Jacqueline Rose Institute for Social Justice (ACU)
L'injonction à n'être que ça, amour et bonté, est insupportable pour une mère et la met en miettes, mentalement et physiquement. Il est tout à fait possible de reconnaître que l'amour d'une mère pour son enfant est unique, sans tomber dans les pièges désastreux qui vont avec. L'idée de vertu maternelle est un mythe qui ne sert personne, sûrement pas les mères, ni le monde dont la rédemption est censée reposer sur elles. Pour le dire plus simplement, nulle femme ayant été mère ne peut croire deux secondes qu'elle sera tout sourire à jamais (vertu et terreur, en même temps).
Ne pas être explosif : et si c'était la définition de ce que nous attendons d'une mère ? Même si, ce dont toutes témoigneraient, une mère se sent justement explosive, et désemparée de l'être : personne au monde ne m'est aussi cher que mon enfant, personne ne me rend aussi folle de rage. C'est cette demande -être respectable et non explosive- dont je pense qu'elle rend les mères, et par extension, les enfants, fous. Bien sûr, je suis consciente que c'est l'inverse de la façon dont ces questions sont en général posées : si une mère ne peut tout contenir, alors qui le peut ?

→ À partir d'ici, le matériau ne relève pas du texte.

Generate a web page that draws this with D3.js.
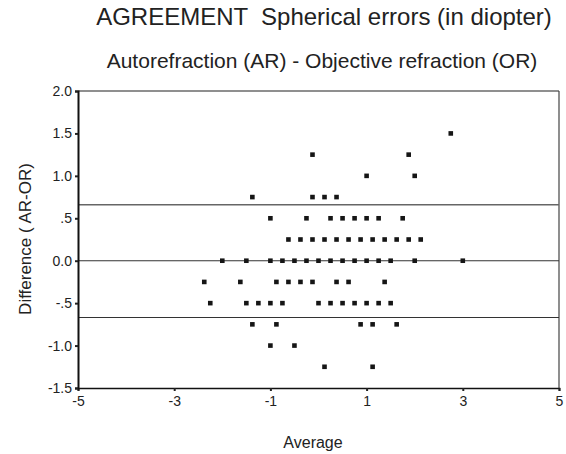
<!DOCTYPE html>
<html>
<head>
<meta charset="utf-8">
<script src="https://cdn.jsdelivr.net/npm/d3@7"></script>
<style>
body { margin: 0; background: #fff; }
text { font-family: "Liberation Sans", Arial, sans-serif; fill: #222; }
</style>
</head>
<body>
<svg class="agree" width="566" height="454"></svg>
<script>
// Bland-Altman points: average of AR and OR vs. difference AR-OR
var avg = [
	2.75,
	-0.125, 1.875,
	1.0, 2.0,
	-1.375, -0.125, 0.125, 0.375,
	-1.0, -0.25, 0.25, 0.5, 0.75, 1.0, 1.25, 1.75,
	-0.625, -0.375, -0.125, 0.125, 0.375, 0.625, 0.875, 1.125, 1.375, 1.625, 1.875, 2.125,
	-2.0, -1.5, -1.0, -0.75, -0.5, -0.25, 0, 0.25, 0.5, 0.75, 1.0, 1.25, 1.5, 2.0, 3.0,
	-2.375, -1.625, -0.875, -0.625, -0.375, -0.125, 0.375, 0.625, 1.375,
	-2.25, -1.5, -1.25, -1.0, -0.75, 0, 0.25, 0.5, 0.75, 1.0, 1.25, 1.5,
	-1.375, -0.875, 0.875, 1.125, 1.625,
	-1.0, -0.5,
	0.125, 1.125
];
var diff = [
	1.5,
	1.25, 1.25,
	1.0, 1.0,
	0.75, 0.75, 0.75, 0.75,
	0.5, 0.5, 0.5, 0.5, 0.5, 0.5, 0.5, 0.5,
	0.25, 0.25, 0.25, 0.25, 0.25, 0.25, 0.25, 0.25, 0.25, 0.25, 0.25, 0.25,
	0, 0, 0, 0, 0, 0, 0, 0, 0, 0, 0, 0, 0, 0, 0,
	-0.25, -0.25, -0.25, -0.25, -0.25, -0.25, -0.25, -0.25, -0.25,
	-0.5, -0.5, -0.5, -0.5, -0.5, -0.5, -0.5, -0.5, -0.5, -0.5, -0.5, -0.5,
	-0.75, -0.75, -0.75, -0.75, -0.75,
	-1.0, -1.0,
	-1.25, -1.25
];
var meanDiff = 0.0,
	upperLimit = 0.66,
	lowerLimit = -0.67;
var xTicks = [-5, -3, -1, 1, 3, 5],
	xTickLabels = ["-5", "-3", "-1", "1", "3", "5"],
	yTicks = [2.0, 1.5, 1.0, 0.5, 0.0, -0.5, -1.0, -1.5],
	yTickLabels = ["2.0", "1.5", "1.0", ".5", "0.0", "-.5", "-1.0", "-1.5"];

var svg = d3.select(".agree");
var x = d3.scaleLinear().domain([-5, 5]).range([78, 559]);
var y = d3.scaleLinear().domain([-1.5, 2]).range([388, 91]);

// frame top and right
svg.append("line")
	.attr("x1", x(-5)).attr("x2", x(5))
	.attr("y1", y(2)).attr("y2", y(2))
	.attr("stroke", "#6a6a6a").attr("stroke-width", 1.4);
svg.append("line")
	.attr("x1", x(5)).attr("x2", x(5))
	.attr("y1", y(2)).attr("y2", y(-1.5))
	.attr("stroke", "#444").attr("stroke-width", 1.2);

// reference lines (limits of agreement and mean)
[upperLimit, meanDiff, lowerLimit].forEach(function(v, i) {
	svg.append("line")
		.attr("x1", x(-5)).attr("x2", x(5))
		.attr("y1", y(v)).attr("y2", y(v))
		.attr("stroke", i == 0 ? "#666" : "#333")
		.attr("stroke-width", i == 0 ? 1.4 : 1.1);
});

var bot = svg.append("g")
	.attr("transform", "translate(0," + y(-1.5) + ")")
	.call(d3.axisBottom(x).tickValues(xTicks).tickSize(3).tickPadding(5)
		.tickFormat(function(d, i) { return xTickLabels[i]; }));
bot.select(".domain").attr("stroke", "#111").attr("stroke-width", 1.6);
bot.selectAll(".tick line").attr("stroke", "#222").attr("stroke-width", 2);
bot.selectAll("text").style("font-size", "14px").attr("fill", "#222");

var left = svg.append("g")
	.attr("transform", "translate(" + x(-5) + ",0)")
	.call(d3.axisLeft(y).tickValues(yTicks).tickSize(3).tickPadding(3)
		.tickFormat(function(d, i) { return yTickLabels[i]; }));
left.select(".domain").attr("stroke", "#111").attr("stroke-width", 2);
left.selectAll(".tick line").attr("stroke", "#222").attr("stroke-width", 2);
left.selectAll("text").style("font-size", "14px").attr("fill", "#222");

// points
svg.append("g").selectAll("rect")
	.data(avg)
	.enter().append("rect")
	.attr("x", function(d) { return x(d) - 2.3; })
	.attr("y", function(d, i) { return y(diff[i]) - 2.3; })
	.attr("width", 4.6)
	.attr("height", 4.6)
	.attr("fill", "#151515");

svg.append("text")
	.attr("x", 324).attr("y", 25)
	.attr("text-anchor", "middle")
	.style("font-size", "24px")
	.style("white-space", "pre")
	.text("AGREEMENT  Spherical errors (in diopter)");
svg.append("text")
	.attr("x", 322).attr("y", 68)
	.attr("text-anchor", "middle")
	.style("font-size", "21px")
	.text("Autorefraction (AR) - Objective refraction (OR)");
svg.append("text")
	.attr("transform", "translate(31,239) rotate(-90)")
	.attr("text-anchor", "middle")
	.style("font-size", "17px")
	.text("Difference ( AR-OR)");
svg.append("text")
	.attr("x", 313).attr("y", 448)
	.attr("text-anchor", "middle")
	.style("font-size", "16px")
	.text("Average");
</script>
</body>
</html>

Sans doute y aura-t-il toujours une disjonction radicale entre ce qu'un enfant est et ce qu'une mère souhaite le plus ardemment pour lui. C'est peut-être une des sources de souffrance de la maternité : découvrir que son enfant possède en son for intérieur une histoire dont vous espériez, contre tout espoir, définitivement le libérer.
Personne ne résout la question de la maternité. C'est un espace dans lequel on entre quel qu'en soit le risque.